At the moment across the six web sites I run, I have almost 1,400 separate categories into which posts are sorted, each with an accompanying category page and RSS feed. My animal rights site currently has 524 separate categories, and adds about one a day.

Everything I do is strictly just a one man show, but the system has the capability to create groups and give permissions to such groups to edit, add, etc. categories and category pages.

Update: the title of this essay was originally “Weblogs+Wiki=Conversant.” This was changed to avoid confusion — Conversant has the features to make an interconnected weblog built in, but it has a different featureset than a Wiki.

In Praise of dtSearch

A few years ago I plugged DtSearch.Com’s excellent indexing and searching program dtSearch Desktop. In the July 2003 issue of Wired Brian Lam picks dtSearch Desktop 6.11 as the best (if, still, expensive) program to index and then search data on your hard drive for Windows-based users. Lam illustrates just how good the program is,

This hard disk detective is the most powerful document search tool on the market. use the Stemming search if you want to crunch all grammatical variations. Need help with typos? A Fuzzy search may come in handy. The app is also capable of doing some amazing phonetic and thesaurus-based searches. When I looked up “mucus,” Desktop 6.11 picked out a document titled “booger.”

More importantly, to my mind, dtSearch is the only program I’ve ever found that a) I could actually afford and b) could handle all of the data I threw at it. I’ve tried pretty much every program like this out there (including Enfish wish Lam lists has his “Best Buy” at only $100, but which I’ve never had anything but trouble with) and this is the only one I’ve found that won’t choke when you start to throw 30 or 40 gigabytes of data at it. DtSearch is also nice in that when it returns a list of documents you can view the documents right there in its built-in browser without having to launch the app (and yes, I’ve seen this in other personal knowledgement software, but again it actually works seamlessly in dtSearch).
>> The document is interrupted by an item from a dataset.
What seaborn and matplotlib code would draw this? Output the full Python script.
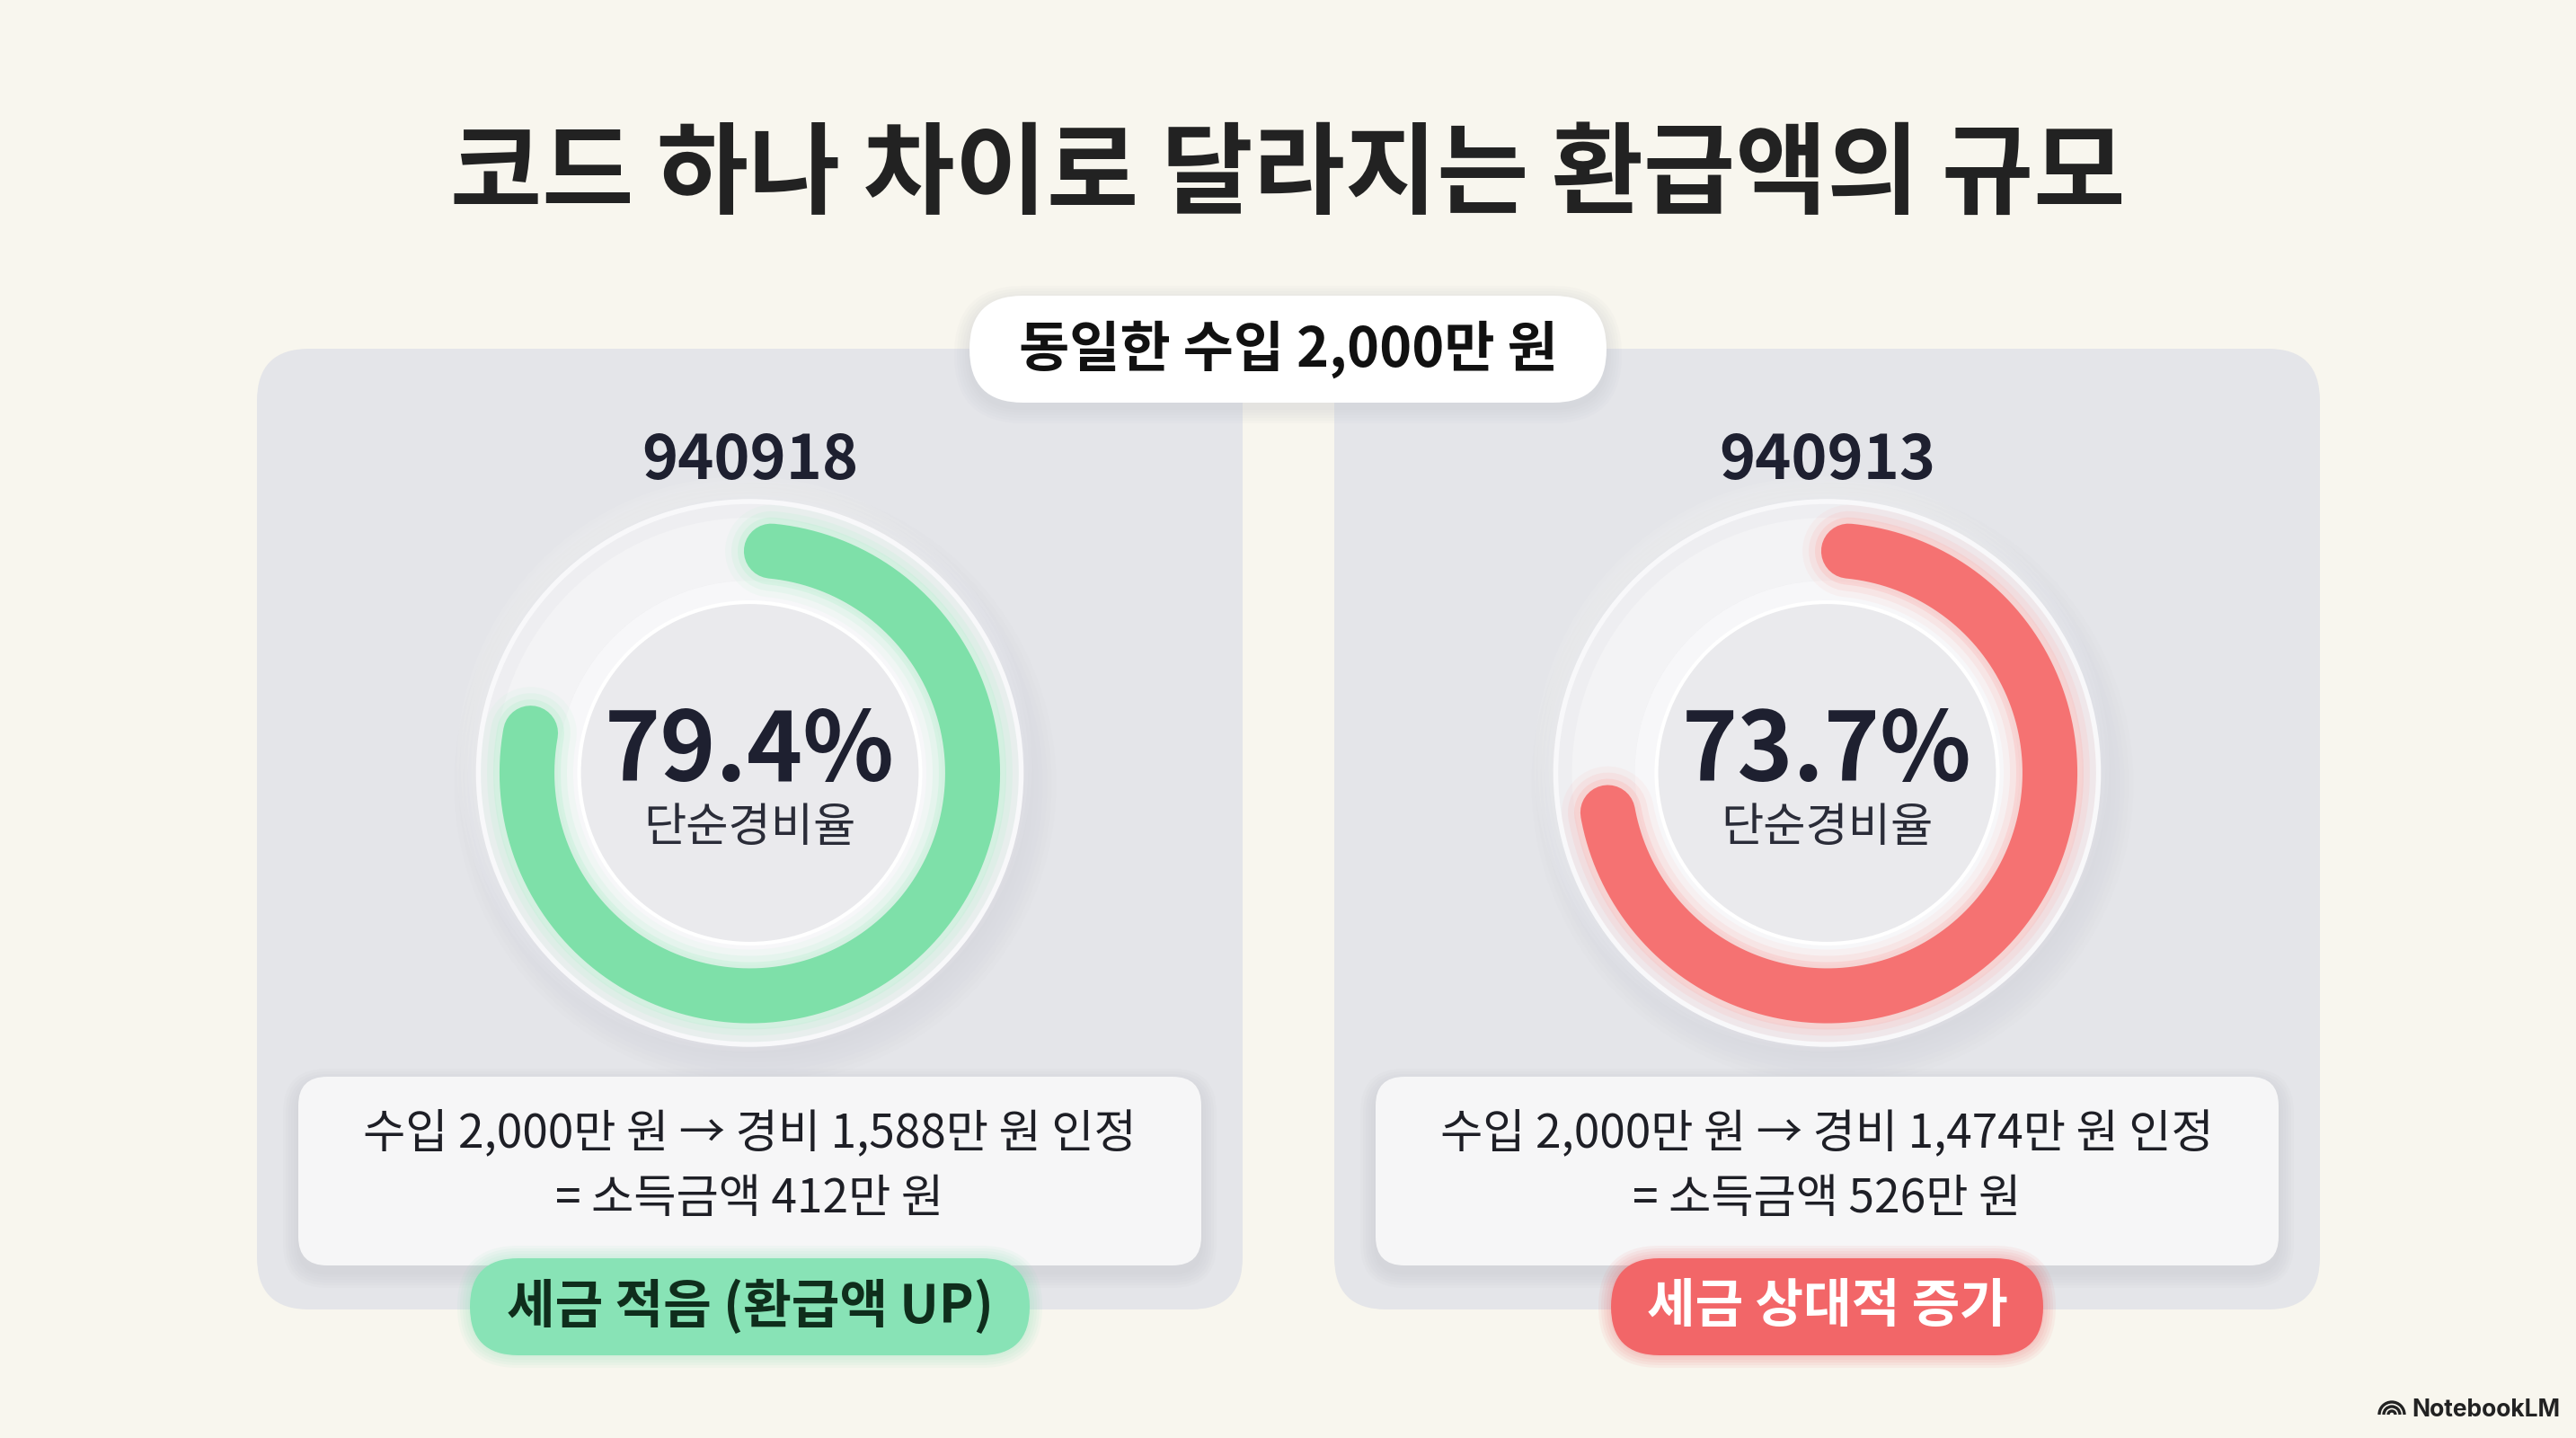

In fact, dtSearch is the third part of my three-prong personal knowledge management solution. Between dtSearch, Conversant, and hours of using and getting a better handle on Google, it usually takes me no more than few seconds to get my hands on exactly the information I need.

I’m in the process right now of pretty much ditching all of the paper in my life — literally every piece of paper at work and home is getting, scanned, PDF-ed and indexed (more on that project later). DTSearch runs rings around this data — type in a project I worked on last month and I’m looking instantly at all of the e-mails, memos, invoices, etc. associated with that project. Just a few keystrokes and I can drill down to my heart’s content.

The only drawback is still the price — $200 is still quite a lot of money, but it will pay for itself many times over if, like me, you have large amounts of data to manage and you always seem to need to find documents right now.

(Note: all of the above only applies to Windows.